Tig and his daughter look at pictures of when the girls were small. They’re on a playground that I didn’t realize was on the bar compound. Anyway, Bobby Elvis and Gemma called Tig and say that Fawn is fine, (that’s his other daughter). NO bulimia. So Dawn (the daughter who’s here) is the one playing him. Then, in one of those awesome lines that she pulls off, Gemma points out that mothers should drown baby girls. Okay, so that’s one side of it…
SAMCRO give the coke to the Mayans, as Romeo and Clay talk. At which point, and I have no reason to sugar-coat this, Clay asks whether Romeo will do the hit on Tara. Jesus.
Someone writes, “I’m going to hurt you, then kill you, doctor bitch”. I’m assuming Ima?
Tig’s daughter goes away in a cab, happy. He’s happy too. In fact, Gemma and Bobby Elvis are also happy. That’s nice. Happy is nice.
Opie comes home and sits on his bed.
Jax is with Ima. He kisses her in weird light that is apparently her porn set but that I could’ve sworn was a fridge.
Scots watches with the iron eyes of a man who knows what he’s seeing as Juice gets stitched up, ass-up, by Tara.
Tig shows Bobby pictures of his daughters. Gemma tells Opie she’s fixed up the spare bed for him. Piney reminisces at pictures that I assume must be John Teller.
Ima undresses for Jax.
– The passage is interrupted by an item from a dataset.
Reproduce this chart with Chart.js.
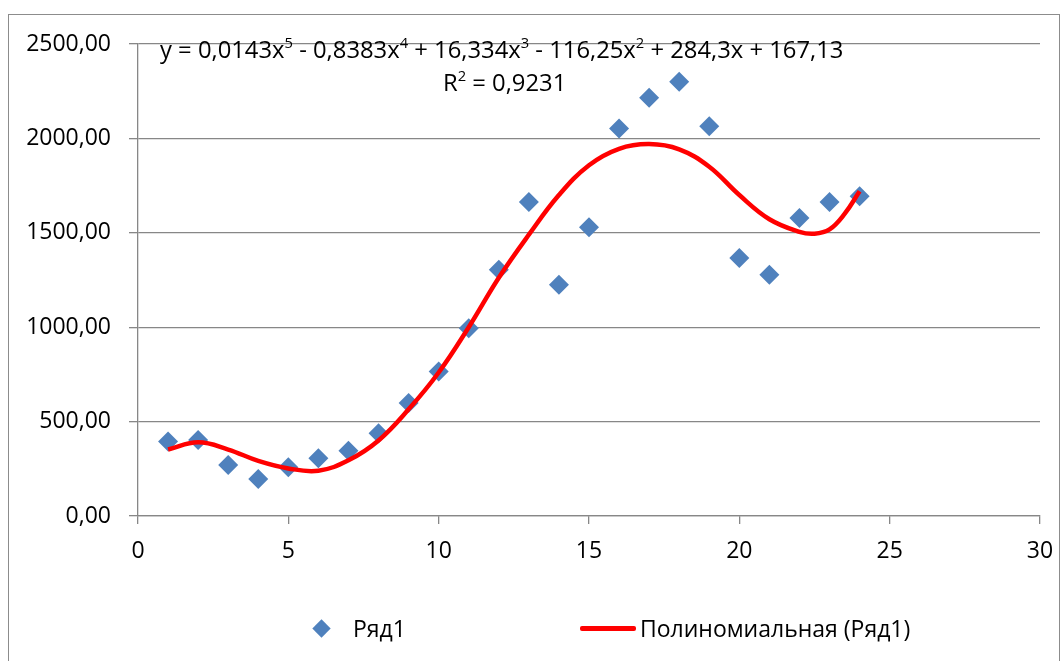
<!DOCTYPE html>
<html>
<head>
<meta charset="utf-8">
<script src="https://cdn.jsdelivr.net/npm/chart.js@4.4.0/dist/chart.umd.min.js"></script>
<style>
    body { margin: 0; background: #fff; }
    #wrap { position: relative; width: 1061px; height: 661px; overflow: hidden; font-family: 'Open Sans', sans-serif; color: #000; }
    #frame { position: absolute; left: 8px; top: 14px; width: 1052px; height: 700px; border: 1.5px solid #8c8c8c; box-sizing: border-box; }
    #chart { position: absolute; left: 0; top: 0; }
    .txt { position: absolute; white-space: nowrap; font-size: 23px; line-height: 1; }
    .txt sup { font-size: 0.62em; position: relative; top: -0.2em; vertical-align: top; }
    .diamond { position: absolute; width: 13px; height: 13px; background: #4F81BD; transform: rotate(45deg); }
    .redline { position: absolute; height: 5px; background: #ff0000; border-radius: 2px; }
</style>
</head>
<body>
<div id="wrap">
    <div id="frame"></div>
    <canvas id="chart" width="1061" height="661"></canvas>
    <div class="txt" style="left:160px; top:38px; font-size:23.8px;">y = 0,0143x<sup>5</sup> - 0,8383x<sup>4</sup> + 16,334x<sup>3</sup> - 116,25x<sup>2</sup> + 284,3x + 167,13</div>
    <div class="txt" style="left:443px; top:71px; font-size:23.8px;">R<sup>2</sup> = 0,9231</div>
    <div class="diamond" style="left:315px; top:622px;"></div>
    <div class="txt" style="left:353px; top:617px;">Ряд1</div>
    <div class="redline" style="left:580px; top:626px; width:56px;"></div>
    <div class="txt" style="left:640px; top:617px;">Полиномиальная (Ряд1)</div>
</div>
<script>
// observed points (Ряд1)
const xValues = [1, 2, 3, 4, 5, 6, 7, 8, 9, 10, 11, 12, 13, 14, 15, 16, 17, 18, 19, 20, 21, 22, 23, 24];
const series1 = [394, 403, 270, 196, 258, 306, 346, 438, 598, 765, 995, 1304, 1663, 1225, 1529, 2052, 2215, 2300, 2064, 1366, 1278, 1579, 1663, 1693];

// trend curve
const trendX = [1, 2, 3, 4, 5, 6, 7, 8, 9, 10, 11, 12, 13, 14, 15, 16, 17, 18, 19, 20, 21, 22, 22.5, 23, 23.5, 24];
const trendY = [352, 390, 352, 292, 252, 240, 295, 400, 565, 760, 1000, 1262, 1490, 1700, 1858, 1945, 1970, 1942, 1850, 1700, 1572, 1505, 1495, 1518, 1600, 1720];

const yTicks = [0, 500, 1000, 1500, 2000, 2500];
const xTicks = [0, 5, 10, 15, 20, 25, 30];

const gridGray = '#878787';

Chart.defaults.font.family = "'Open Sans', sans-serif";
Chart.defaults.font.size = 23;
Chart.defaults.color = '#000';

new Chart(document.getElementById('chart'), {
    type: 'scatter',
    data: {
        datasets: [{
            label: 'Полиномиальная (Ряд1)',
            data: trendX.map((x, i) => ({ x: x, y: trendY[i] })),
            showLine: true,
            borderColor: '#ff0000',
            borderWidth: 4.5,
            pointRadius: 0,
            tension: 0.4,
            fill: false
        }, {
            label: 'Ряд1',
            data: xValues.map((x, i) => ({ x: x, y: series1[i] })),
            pointStyle: 'rectRot',
            pointRadius: 10,
            backgroundColor: '#4F81BD',
            borderColor: '#4F81BD',
            borderWidth: 0
        }]
    },
    options: {
        responsive: false,
        animation: false,
        layout: { padding: { left: 0, top: 44, right: 21, bottom: 0 } },
        plugins: {
            legend: { display: false },
            tooltip: { enabled: false }
        },
        scales: {
            x: {
                type: 'linear',
                min: 0,
                max: 30,
                afterBuildTicks: s => { s.ticks = xTicks.map(v => ({ value: v })); },
                afterFit: s => { s.height = 145; s.paddingLeft = 0; s.paddingRight = 0; },
                grid: { drawOnChartArea: false, drawTicks: true, tickLength: 8, color: gridGray, lineWidth: 1.3 },
                border: { color: gridGray, width: 1.3 },
                ticks: { padding: 14 }
            },
            y: {
                min: 0,
                max: 2500,
                afterBuildTicks: s => { s.ticks = yTicks.map(v => ({ value: v })); },
                afterFit: s => { s.width = 138; s.paddingTop = 0; s.paddingBottom = 0; },
                grid: { color: gridGray, lineWidth: 1.3, tickLength: 9 },
                border: { color: gridGray, width: 1.3 },
                ticks: {
                    padding: 18,
                    callback: v => v.toFixed(2).replace('.', ',')
                }
            }
        }
    }
});
</script>
</body>
</html>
Then he smashes her face into her dressing table and threatens her, and calls her a derisive ‘whore’ for good measure. Just in case you were worried about his treatment of women.
Some people climb into a tow truck. Then we get a really nice shot of Tara’s car, and Unser putting the “doctor bitch” note in it. Is this his way of warning her?
Some of you are going to be mad that I said I wouldn’t mind Tara dying. I don’t want her to die, exactly, but it would be nice to raise some sort of blood in her, since all it seems she’s done this year is drop her babies off with Gemma and whine. I’m just saying.